→ **What to work on**:
Repeat each line exactly as it is written.

→ **Supplied material**:
┌──
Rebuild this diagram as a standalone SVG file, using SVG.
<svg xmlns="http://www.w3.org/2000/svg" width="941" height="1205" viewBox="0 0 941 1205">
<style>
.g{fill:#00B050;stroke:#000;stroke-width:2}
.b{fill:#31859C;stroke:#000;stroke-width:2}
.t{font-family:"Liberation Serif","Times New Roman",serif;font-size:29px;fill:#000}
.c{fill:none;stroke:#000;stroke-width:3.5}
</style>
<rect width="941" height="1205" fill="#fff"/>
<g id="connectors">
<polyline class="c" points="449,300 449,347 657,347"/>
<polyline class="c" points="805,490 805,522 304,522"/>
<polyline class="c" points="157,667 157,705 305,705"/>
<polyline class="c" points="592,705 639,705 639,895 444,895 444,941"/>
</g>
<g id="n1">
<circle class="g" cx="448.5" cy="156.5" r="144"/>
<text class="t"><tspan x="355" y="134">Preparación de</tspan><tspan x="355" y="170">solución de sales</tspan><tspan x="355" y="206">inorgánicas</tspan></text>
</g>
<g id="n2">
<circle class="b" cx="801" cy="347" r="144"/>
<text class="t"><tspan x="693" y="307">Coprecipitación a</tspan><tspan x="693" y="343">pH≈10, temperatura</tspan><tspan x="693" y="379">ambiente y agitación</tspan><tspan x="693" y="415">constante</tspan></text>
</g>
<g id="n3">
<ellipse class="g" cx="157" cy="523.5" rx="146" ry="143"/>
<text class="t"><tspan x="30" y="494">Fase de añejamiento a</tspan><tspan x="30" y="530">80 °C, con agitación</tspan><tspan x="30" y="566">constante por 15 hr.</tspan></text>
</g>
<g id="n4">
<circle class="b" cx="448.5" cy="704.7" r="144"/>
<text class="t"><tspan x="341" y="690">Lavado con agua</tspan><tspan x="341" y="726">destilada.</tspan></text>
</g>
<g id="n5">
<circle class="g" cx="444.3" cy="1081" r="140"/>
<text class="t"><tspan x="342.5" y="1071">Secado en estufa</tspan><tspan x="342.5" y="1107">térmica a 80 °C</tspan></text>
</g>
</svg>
└──
→ **Problem solution**:
Rebuild this diagram as a standalone SVG file, using SVG.
<svg xmlns="http://www.w3.org/2000/svg" width="941" height="1205" viewBox="0 0 941 1205">
<style>
.g{fill:#00B050;stroke:#000;stroke-width:2}
.b{fill:#31859C;stroke:#000;stroke-width:2}
.t{font-family:"Liberation Serif","Times New Roman",serif;font-size:29px;fill:#000}
.c{fill:none;stroke:#000;stroke-width:3.5}
</style>
<rect width="941" height="1205" fill="#fff"/>
<g id="connectors">
<polyline class="c" points="449,300 449,347 657,347"/>
<polyline class="c" points="805,490 805,522 304,522"/>
<polyline class="c" points="157,667 157,705 305,705"/>
<polyline class="c" points="592,705 639,705 639,895 444,895 444,941"/>
</g>
<g id="n1">
<circle class="g" cx="448.5" cy="156.5" r="144"/>
<text class="t"><tspan x="355" y="134">Preparación de</tspan><tspan x="355" y="170">solución de sales</tspan><tspan x="355" y="206">inorgánicas</tspan></text>
</g>
<g id="n2">
<circle class="b" cx="801" cy="347" r="144"/>
<text class="t"><tspan x="693" y="307">Coprecipitación a</tspan><tspan x="693" y="343">pH≈10, temperatura</tspan><tspan x="693" y="379">ambiente y agitación</tspan><tspan x="693" y="415">constante</tspan></text>
</g>
<g id="n3">
<ellipse class="g" cx="157" cy="523.5" rx="146" ry="143"/>
<text class="t"><tspan x="30" y="494">Fase de añejamiento a</tspan><tspan x="30" y="530">80 °C, con agitación</tspan><tspan x="30" y="566">constante por 15 hr.</tspan></text>
</g>
<g id="n4">
<circle class="b" cx="448.5" cy="704.7" r="144"/>
<text class="t"><tspan x="341" y="690">Lavado con agua</tspan><tspan x="341" y="726">destilada.</tspan></text>
</g>
<g id="n5">
<circle class="g" cx="444.3" cy="1081" r="140"/>
<text class="t"><tspan x="342.5" y="1071">Secado en estufa</tspan><tspan x="342.5" y="1107">térmica a 80 °C</tspan></text>
</g>
</svg>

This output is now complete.